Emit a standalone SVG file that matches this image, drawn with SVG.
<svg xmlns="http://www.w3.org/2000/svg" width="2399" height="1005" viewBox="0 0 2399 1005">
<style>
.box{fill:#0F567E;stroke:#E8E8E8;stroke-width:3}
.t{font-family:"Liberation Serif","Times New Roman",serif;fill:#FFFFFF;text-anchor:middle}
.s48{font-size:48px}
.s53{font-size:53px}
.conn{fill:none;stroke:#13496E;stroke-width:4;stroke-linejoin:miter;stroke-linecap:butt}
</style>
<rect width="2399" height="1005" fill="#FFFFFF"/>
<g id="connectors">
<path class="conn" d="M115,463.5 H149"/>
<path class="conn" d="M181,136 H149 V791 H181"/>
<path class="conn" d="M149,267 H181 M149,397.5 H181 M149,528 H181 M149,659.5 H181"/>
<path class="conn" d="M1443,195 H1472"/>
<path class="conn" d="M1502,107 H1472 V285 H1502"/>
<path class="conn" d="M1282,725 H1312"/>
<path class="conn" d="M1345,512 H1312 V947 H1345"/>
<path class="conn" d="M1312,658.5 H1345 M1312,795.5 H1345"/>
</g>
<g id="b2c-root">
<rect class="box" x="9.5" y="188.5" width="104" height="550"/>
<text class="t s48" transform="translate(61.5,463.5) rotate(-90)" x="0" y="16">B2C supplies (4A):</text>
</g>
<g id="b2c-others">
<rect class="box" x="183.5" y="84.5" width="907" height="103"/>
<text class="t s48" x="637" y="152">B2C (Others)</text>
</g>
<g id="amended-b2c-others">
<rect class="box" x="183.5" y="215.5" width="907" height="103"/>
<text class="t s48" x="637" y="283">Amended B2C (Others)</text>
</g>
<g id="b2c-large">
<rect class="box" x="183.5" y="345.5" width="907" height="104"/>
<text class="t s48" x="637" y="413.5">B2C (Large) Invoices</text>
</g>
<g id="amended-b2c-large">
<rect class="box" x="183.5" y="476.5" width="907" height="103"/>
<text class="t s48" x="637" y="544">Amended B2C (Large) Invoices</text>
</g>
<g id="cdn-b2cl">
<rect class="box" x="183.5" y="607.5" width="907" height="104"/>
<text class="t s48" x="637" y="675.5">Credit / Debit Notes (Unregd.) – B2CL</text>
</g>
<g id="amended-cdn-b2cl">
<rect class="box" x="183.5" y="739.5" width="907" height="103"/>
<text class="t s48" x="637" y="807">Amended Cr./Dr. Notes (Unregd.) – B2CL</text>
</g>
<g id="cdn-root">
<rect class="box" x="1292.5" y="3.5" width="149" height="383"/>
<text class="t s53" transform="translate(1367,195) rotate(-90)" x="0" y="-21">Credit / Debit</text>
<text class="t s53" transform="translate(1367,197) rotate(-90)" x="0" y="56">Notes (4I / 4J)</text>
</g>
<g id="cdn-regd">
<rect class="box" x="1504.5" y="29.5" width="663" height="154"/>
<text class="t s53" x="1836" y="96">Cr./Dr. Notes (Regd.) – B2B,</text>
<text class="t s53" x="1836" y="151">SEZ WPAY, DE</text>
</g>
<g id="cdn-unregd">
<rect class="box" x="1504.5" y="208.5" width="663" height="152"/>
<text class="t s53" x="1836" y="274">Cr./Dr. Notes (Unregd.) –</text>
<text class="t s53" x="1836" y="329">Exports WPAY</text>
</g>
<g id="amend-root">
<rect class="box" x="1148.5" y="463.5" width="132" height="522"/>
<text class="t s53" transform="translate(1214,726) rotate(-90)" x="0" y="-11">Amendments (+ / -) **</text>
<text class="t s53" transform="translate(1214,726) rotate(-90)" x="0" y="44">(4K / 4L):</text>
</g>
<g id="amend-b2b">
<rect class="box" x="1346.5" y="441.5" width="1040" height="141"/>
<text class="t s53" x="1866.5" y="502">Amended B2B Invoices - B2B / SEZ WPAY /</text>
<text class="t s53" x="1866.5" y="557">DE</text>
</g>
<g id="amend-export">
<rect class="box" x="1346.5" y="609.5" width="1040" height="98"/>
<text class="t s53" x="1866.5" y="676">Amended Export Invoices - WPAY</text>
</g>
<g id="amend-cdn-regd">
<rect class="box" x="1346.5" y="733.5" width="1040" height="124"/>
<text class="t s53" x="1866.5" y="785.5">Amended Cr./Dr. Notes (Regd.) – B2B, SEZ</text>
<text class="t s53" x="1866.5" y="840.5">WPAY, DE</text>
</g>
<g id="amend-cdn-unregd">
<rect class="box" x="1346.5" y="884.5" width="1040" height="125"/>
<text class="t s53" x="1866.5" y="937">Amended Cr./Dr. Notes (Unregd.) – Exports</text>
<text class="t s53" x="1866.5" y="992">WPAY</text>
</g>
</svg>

DO THIS ▸ Return the listing above word for word.

FINISHED EXERCISE ▸
Emit a standalone SVG file that matches this image, drawn with SVG.
<svg xmlns="http://www.w3.org/2000/svg" width="2399" height="1005" viewBox="0 0 2399 1005">
<style>
.box{fill:#0F567E;stroke:#E8E8E8;stroke-width:3}
.t{font-family:"Liberation Serif","Times New Roman",serif;fill:#FFFFFF;text-anchor:middle}
.s48{font-size:48px}
.s53{font-size:53px}
.conn{fill:none;stroke:#13496E;stroke-width:4;stroke-linejoin:miter;stroke-linecap:butt}
</style>
<rect width="2399" height="1005" fill="#FFFFFF"/>
<g id="connectors">
<path class="conn" d="M115,463.5 H149"/>
<path class="conn" d="M181,136 H149 V791 H181"/>
<path class="conn" d="M149,267 H181 M149,397.5 H181 M149,528 H181 M149,659.5 H181"/>
<path class="conn" d="M1443,195 H1472"/>
<path class="conn" d="M1502,107 H1472 V285 H1502"/>
<path class="conn" d="M1282,725 H1312"/>
<path class="conn" d="M1345,512 H1312 V947 H1345"/>
<path class="conn" d="M1312,658.5 H1345 M1312,795.5 H1345"/>
</g>
<g id="b2c-root">
<rect class="box" x="9.5" y="188.5" width="104" height="550"/>
<text class="t s48" transform="translate(61.5,463.5) rotate(-90)" x="0" y="16">B2C supplies (4A):</text>
</g>
<g id="b2c-others">
<rect class="box" x="183.5" y="84.5" width="907" height="103"/>
<text class="t s48" x="637" y="152">B2C (Others)</text>
</g>
<g id="amended-b2c-others">
<rect class="box" x="183.5" y="215.5" width="907" height="103"/>
<text class="t s48" x="637" y="283">Amended B2C (Others)</text>
</g>
<g id="b2c-large">
<rect class="box" x="183.5" y="345.5" width="907" height="104"/>
<text class="t s48" x="637" y="413.5">B2C (Large) Invoices</text>
</g>
<g id="amended-b2c-large">
<rect class="box" x="183.5" y="476.5" width="907" height="103"/>
<text class="t s48" x="637" y="544">Amended B2C (Large) Invoices</text>
</g>
<g id="cdn-b2cl">
<rect class="box" x="183.5" y="607.5" width="907" height="104"/>
<text class="t s48" x="637" y="675.5">Credit / Debit Notes (Unregd.) – B2CL</text>
</g>
<g id="amended-cdn-b2cl">
<rect class="box" x="183.5" y="739.5" width="907" height="103"/>
<text class="t s48" x="637" y="807">Amended Cr./Dr. Notes (Unregd.) – B2CL</text>
</g>
<g id="cdn-root">
<rect class="box" x="1292.5" y="3.5" width="149" height="383"/>
<text class="t s53" transform="translate(1367,195) rotate(-90)" x="0" y="-21">Credit / Debit</text>
<text class="t s53" transform="translate(1367,197) rotate(-90)" x="0" y="56">Notes (4I / 4J)</text>
</g>
<g id="cdn-regd">
<rect class="box" x="1504.5" y="29.5" width="663" height="154"/>
<text class="t s53" x="1836" y="96">Cr./Dr. Notes (Regd.) – B2B,</text>
<text class="t s53" x="1836" y="151">SEZ WPAY, DE</text>
</g>
<g id="cdn-unregd">
<rect class="box" x="1504.5" y="208.5" width="663" height="152"/>
<text class="t s53" x="1836" y="274">Cr./Dr. Notes (Unregd.) –</text>
<text class="t s53" x="1836" y="329">Exports WPAY</text>
</g>
<g id="amend-root">
<rect class="box" x="1148.5" y="463.5" width="132" height="522"/>
<text class="t s53" transform="translate(1214,726) rotate(-90)" x="0" y="-11">Amendments (+ / -) **</text>
<text class="t s53" transform="translate(1214,726) rotate(-90)" x="0" y="44">(4K / 4L):</text>
</g>
<g id="amend-b2b">
<rect class="box" x="1346.5" y="441.5" width="1040" height="141"/>
<text class="t s53" x="1866.5" y="502">Amended B2B Invoices - B2B / SEZ WPAY /</text>
<text class="t s53" x="1866.5" y="557">DE</text>
</g>
<g id="amend-export">
<rect class="box" x="1346.5" y="609.5" width="1040" height="98"/>
<text class="t s53" x="1866.5" y="676">Amended Export Invoices - WPAY</text>
</g>
<g id="amend-cdn-regd">
<rect class="box" x="1346.5" y="733.5" width="1040" height="124"/>
<text class="t s53" x="1866.5" y="785.5">Amended Cr./Dr. Notes (Regd.) – B2B, SEZ</text>
<text class="t s53" x="1866.5" y="840.5">WPAY, DE</text>
</g>
<g id="amend-cdn-unregd">
<rect class="box" x="1346.5" y="884.5" width="1040" height="125"/>
<text class="t s53" x="1866.5" y="937">Amended Cr./Dr. Notes (Unregd.) – Exports</text>
<text class="t s53" x="1866.5" y="992">WPAY</text>
</g>
</svg>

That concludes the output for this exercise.